Source excerpt:
● ● ● ● ● ● ●

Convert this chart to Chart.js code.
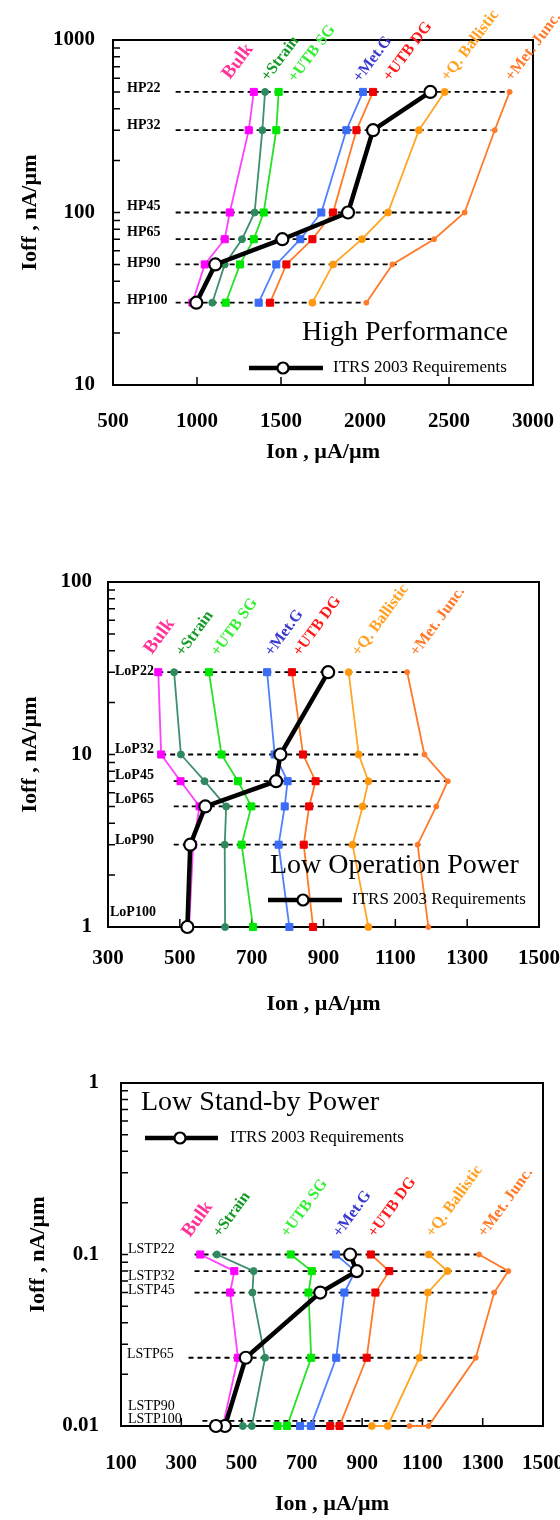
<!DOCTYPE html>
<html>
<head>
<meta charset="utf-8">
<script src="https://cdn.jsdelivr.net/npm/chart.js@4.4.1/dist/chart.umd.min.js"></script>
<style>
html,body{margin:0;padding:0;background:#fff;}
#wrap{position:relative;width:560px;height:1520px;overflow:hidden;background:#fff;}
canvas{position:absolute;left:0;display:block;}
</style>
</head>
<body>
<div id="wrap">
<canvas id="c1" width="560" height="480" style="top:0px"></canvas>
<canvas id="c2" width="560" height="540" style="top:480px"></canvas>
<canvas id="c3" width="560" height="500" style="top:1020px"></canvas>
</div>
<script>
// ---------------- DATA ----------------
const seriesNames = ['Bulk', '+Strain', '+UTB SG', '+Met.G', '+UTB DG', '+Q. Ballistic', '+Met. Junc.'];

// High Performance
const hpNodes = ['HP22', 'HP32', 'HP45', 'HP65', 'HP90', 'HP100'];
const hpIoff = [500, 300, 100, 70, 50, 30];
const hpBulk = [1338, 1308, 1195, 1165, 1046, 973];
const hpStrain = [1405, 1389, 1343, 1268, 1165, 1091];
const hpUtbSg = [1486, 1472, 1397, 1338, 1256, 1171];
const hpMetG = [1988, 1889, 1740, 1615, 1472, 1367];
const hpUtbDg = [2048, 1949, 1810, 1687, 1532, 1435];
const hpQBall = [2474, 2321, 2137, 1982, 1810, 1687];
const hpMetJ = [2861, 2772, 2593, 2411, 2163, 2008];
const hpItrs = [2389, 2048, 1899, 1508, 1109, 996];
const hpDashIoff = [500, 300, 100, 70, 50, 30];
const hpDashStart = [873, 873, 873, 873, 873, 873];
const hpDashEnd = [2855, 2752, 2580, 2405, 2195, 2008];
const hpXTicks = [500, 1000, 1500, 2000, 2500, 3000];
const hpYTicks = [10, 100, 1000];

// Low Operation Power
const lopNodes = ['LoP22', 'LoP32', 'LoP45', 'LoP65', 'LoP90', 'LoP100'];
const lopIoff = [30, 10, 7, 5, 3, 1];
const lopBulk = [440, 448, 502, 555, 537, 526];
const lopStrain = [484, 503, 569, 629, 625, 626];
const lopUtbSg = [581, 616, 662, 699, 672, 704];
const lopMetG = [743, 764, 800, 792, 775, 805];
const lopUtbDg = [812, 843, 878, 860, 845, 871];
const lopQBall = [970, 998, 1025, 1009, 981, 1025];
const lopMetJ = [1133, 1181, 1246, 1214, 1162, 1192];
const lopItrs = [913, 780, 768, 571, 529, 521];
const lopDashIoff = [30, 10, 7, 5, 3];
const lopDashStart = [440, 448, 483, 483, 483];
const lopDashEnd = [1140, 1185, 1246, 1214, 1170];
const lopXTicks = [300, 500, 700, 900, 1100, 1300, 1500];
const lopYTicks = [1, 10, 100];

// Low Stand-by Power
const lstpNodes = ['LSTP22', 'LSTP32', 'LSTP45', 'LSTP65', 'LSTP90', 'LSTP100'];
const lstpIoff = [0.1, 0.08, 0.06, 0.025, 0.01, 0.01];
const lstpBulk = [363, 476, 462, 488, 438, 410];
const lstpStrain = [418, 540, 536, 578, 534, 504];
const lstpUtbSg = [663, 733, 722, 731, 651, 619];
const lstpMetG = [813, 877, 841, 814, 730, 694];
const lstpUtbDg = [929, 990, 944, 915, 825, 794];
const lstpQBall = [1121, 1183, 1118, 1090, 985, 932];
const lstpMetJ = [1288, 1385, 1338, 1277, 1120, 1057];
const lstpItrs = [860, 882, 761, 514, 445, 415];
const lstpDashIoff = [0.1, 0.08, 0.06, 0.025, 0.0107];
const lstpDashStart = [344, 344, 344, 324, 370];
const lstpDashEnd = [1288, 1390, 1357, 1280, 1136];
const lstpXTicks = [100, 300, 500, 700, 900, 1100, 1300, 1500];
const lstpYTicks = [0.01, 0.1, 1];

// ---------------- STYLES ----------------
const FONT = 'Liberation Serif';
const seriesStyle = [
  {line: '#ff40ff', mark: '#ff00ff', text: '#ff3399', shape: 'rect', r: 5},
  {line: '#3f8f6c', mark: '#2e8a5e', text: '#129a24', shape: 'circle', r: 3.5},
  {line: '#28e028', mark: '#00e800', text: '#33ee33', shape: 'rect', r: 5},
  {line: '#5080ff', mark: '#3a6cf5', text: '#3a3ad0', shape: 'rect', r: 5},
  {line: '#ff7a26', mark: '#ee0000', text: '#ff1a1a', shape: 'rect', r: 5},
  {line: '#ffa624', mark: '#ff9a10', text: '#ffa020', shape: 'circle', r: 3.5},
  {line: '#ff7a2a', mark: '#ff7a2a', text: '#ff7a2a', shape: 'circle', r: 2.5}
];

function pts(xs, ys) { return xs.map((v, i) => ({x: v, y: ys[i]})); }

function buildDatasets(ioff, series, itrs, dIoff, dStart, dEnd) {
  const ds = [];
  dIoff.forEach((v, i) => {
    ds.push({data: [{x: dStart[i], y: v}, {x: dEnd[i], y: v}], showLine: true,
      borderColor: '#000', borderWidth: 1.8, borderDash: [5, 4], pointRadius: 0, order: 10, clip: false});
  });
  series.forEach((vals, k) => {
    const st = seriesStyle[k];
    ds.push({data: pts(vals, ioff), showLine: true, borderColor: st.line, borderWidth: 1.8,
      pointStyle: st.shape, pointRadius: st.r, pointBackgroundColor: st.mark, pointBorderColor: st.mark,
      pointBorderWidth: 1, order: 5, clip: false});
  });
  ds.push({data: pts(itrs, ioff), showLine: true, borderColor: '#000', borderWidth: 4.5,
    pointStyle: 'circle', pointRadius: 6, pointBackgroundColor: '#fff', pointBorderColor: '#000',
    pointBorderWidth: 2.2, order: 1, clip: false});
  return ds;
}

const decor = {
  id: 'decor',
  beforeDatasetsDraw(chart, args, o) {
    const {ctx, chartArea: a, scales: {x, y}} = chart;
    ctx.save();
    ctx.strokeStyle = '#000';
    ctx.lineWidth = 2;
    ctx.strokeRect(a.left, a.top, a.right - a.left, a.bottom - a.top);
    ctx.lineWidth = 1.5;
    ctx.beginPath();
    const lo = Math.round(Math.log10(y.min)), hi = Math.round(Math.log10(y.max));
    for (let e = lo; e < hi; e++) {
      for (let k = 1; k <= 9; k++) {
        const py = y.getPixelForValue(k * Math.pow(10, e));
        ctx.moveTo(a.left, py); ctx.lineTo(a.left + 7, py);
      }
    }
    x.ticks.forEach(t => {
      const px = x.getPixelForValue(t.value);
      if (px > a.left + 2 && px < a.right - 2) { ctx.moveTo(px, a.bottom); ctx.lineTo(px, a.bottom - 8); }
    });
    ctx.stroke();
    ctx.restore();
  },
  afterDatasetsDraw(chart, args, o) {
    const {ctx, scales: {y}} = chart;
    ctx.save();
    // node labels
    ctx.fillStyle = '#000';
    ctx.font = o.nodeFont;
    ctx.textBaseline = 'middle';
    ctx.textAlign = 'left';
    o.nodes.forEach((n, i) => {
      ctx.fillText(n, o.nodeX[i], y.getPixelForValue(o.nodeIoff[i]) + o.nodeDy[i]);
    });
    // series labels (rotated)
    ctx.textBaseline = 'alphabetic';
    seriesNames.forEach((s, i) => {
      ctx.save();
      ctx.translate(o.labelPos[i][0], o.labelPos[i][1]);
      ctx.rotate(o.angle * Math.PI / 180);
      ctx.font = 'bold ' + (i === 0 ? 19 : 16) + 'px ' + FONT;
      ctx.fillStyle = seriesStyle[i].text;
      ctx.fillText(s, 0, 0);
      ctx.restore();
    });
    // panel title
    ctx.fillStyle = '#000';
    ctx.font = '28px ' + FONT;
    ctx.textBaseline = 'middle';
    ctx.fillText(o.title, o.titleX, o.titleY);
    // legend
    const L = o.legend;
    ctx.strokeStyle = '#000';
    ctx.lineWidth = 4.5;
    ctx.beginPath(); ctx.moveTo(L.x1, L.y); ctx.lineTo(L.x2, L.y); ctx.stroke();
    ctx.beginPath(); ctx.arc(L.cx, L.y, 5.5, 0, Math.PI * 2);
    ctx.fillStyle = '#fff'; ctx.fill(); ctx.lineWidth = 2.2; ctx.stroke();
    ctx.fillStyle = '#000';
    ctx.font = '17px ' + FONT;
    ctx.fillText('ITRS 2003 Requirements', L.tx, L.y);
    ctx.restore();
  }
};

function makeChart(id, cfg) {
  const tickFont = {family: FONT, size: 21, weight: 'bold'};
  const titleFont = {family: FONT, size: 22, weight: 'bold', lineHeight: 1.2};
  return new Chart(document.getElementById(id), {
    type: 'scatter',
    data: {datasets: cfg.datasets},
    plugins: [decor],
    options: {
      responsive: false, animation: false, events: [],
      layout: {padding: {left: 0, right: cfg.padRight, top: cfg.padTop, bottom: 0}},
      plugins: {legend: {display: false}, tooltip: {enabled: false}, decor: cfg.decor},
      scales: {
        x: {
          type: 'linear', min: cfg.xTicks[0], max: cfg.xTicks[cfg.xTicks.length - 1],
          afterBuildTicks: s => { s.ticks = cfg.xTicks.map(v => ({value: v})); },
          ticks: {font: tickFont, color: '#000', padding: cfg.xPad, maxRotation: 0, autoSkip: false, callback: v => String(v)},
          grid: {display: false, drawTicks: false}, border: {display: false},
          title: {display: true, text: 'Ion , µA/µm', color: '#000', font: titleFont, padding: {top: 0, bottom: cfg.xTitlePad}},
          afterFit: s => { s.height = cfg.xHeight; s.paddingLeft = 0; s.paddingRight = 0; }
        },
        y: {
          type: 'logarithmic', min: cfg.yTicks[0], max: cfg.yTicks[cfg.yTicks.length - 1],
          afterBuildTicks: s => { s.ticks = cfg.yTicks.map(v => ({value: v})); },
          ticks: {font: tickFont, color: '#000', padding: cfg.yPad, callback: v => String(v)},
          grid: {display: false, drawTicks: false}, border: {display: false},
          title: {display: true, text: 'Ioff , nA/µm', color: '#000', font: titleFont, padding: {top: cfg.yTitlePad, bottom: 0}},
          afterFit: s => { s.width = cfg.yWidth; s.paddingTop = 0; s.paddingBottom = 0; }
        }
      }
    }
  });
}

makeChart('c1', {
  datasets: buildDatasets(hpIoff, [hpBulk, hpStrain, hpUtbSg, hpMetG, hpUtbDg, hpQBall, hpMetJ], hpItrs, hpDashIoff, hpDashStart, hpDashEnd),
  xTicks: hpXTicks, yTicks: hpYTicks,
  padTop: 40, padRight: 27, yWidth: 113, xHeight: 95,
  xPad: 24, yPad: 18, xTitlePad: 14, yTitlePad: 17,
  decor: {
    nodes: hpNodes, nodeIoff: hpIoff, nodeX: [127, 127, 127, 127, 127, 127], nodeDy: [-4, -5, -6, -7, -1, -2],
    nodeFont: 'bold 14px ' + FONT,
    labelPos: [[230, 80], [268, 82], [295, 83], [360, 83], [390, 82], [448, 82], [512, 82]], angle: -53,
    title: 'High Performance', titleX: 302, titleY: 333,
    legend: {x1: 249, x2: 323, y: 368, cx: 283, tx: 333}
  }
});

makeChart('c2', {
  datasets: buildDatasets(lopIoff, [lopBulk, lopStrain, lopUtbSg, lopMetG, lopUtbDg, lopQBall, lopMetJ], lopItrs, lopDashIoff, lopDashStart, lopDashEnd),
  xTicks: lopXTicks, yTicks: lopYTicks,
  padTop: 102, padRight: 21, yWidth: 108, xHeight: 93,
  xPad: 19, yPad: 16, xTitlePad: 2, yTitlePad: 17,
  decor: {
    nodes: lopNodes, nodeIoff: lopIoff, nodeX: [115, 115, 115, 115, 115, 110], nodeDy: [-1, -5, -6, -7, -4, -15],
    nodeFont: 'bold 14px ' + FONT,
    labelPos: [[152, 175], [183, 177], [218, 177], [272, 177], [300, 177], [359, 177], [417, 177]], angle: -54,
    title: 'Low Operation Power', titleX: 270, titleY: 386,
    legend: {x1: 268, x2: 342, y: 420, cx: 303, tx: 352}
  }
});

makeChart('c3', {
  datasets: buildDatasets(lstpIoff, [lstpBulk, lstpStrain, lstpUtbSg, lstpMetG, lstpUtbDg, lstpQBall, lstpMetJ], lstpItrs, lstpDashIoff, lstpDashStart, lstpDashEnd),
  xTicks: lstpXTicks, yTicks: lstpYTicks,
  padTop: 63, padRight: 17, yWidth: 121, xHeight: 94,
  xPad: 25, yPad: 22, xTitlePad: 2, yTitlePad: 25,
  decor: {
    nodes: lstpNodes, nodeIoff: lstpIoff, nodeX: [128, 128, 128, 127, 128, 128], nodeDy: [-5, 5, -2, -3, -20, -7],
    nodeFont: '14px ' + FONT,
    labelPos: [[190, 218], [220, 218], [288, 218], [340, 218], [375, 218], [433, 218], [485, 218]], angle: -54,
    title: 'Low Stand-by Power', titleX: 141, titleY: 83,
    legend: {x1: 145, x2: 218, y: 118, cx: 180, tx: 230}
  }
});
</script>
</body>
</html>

● ● ● ● ● ● ●

Request: Please reproduce the listing exactly from its opening line through the line that contains "const seriesNames = ['Bulk', '+Strain', '+UTB", both included, with all pictures omitted.

Solution:
Convert this chart to Chart.js code.
<!DOCTYPE html>
<html>
<head>
<meta charset="utf-8">
<script src="https://cdn.jsdelivr.net/npm/chart.js@4.4.1/dist/chart.umd.min.js"></script>
<style>
html,body{margin:0;padding:0;background:#fff;}
#wrap{position:relative;width:560px;height:1520px;overflow:hidden;background:#fff;}
canvas{position:absolute;left:0;display:block;}
</style>
</head>
<body>
<div id="wrap">
<canvas id="c1" width="560" height="480" style="top:0px"></canvas>
<canvas id="c2" width="560" height="540" style="top:480px"></canvas>
<canvas id="c3" width="560" height="500" style="top:1020px"></canvas>
</div>
<script>
// ---------------- DATA ----------------
const seriesNames = ['Bulk', '+Strain', '+UTB SG', '+Met.G', '+UTB DG', '+Q. Ballistic', '+Met. Junc.'];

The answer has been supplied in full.